While we may bounce on our Vuly trampolines because it’s fun, for many animals, bouncing is a way of life: a means to escape from predators or simply reach the best food. The ability to jump high is necessary for survival. Today, we want to look at some of the most incredible bouncing species in the world. They don’t need Vuly trampolines to achieve their peek, but maybe you can use one to try and match them!
This one’s for all the personal record-beaters out there; we’ll tell you about the amazing creatures that walk (or should we say, jump) the Earth to whom you can compare your best bounce. Use an app like Trampofit—or one of the ones that we’ve spoken about previously—to measure your trampoline rebound, and compare it to these super-leapers.
Remember: When you’re trying reach your maximum jump, always be aware of the height of your safety enclosure. Never try ‘double bouncing’ with another person to increase your bounce height.
Kangaroos are renowned for their leaping; you’d be forgiven for thinking that the Aussie Red has the best bounce in the animal kingdom. While their horizontal leap of 9 metres is impressive, it’s only about 6 times their body length.
Still, that’s far more than what even the best athletes can do on a trampoline; the record for highest trampoline bounce is 6.75 m, which is about 3.75 times the height of the average human. The world’s premier trampolinists would have to bounce twice just to match one bound of an average kangaroo!
While Kangaroos have a prodigious horizontal leap, the honour of highest vertical bounce amongst all mammals, relative to body size, goes to the Klipspringer. You wouldn’t guess by looking at them, but these African antelopes—with an average height of less than 1 m—can vertically jump an incredible 7.6m.
Klipspringers use this amazing ability to jump between, and tip-toe along, very small ledges on rock faces. Not only is the leap of the Klipspringer very tall, their tiny hooves are also extremely precise; one can jump between outcroppings no larger than an Australian dollar coin! This is the gold standard of vertical bouncing for mammals, like us.
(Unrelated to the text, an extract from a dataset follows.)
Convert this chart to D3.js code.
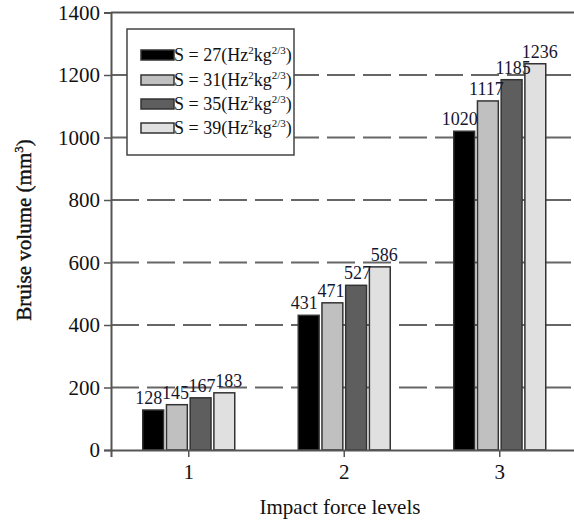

We’re not usually fans of spiders, and the freakish leap of the Jumping Spider puts us even more on edge! Over 5,000 species belong to the Jumping Spider family, and they’re named so for a reason; many can jump over 100 times their own body length. That’d be equivalent to a human jumping the length of two large aeroplanes! They use these leaps to creep up on, and surprise, their prey.
Smaller critters, like bugs, are much better at leaping than mammals. Many have evolved complicated biological structures to generate the required energy and limbic control that larger creatures could never match. If you don’t like spiders, then perhaps even maintaining your distance won’t keep you safe!
If there ever were a more trampoline-like animal in the world than the flea, we want to know about it! It’s the spring-like system of the flea’s legs that make them such widespread parasites. Fleas can dig the spines on their feet into the ground and then suddenly release this ‘coil’ to launch themselves to almost unthinkable distances and heights—220 times their own body length and 150 times their own body height.
You could use a flea as a reference for an endurance challenge on your Vuly. How long would it take to bounce the equivalent of one of these uncanny bugs? Just for reference, when you have bounced the equivalent of a flea’s single leap, you’ll have done enough to leap over Infinity Tower, the tallest building in Brisbane!
We’re fascinated by those in the animal kingdom that can soar to heights that we can only dream of. What’s the highest that you can safely bounce on your Vuly?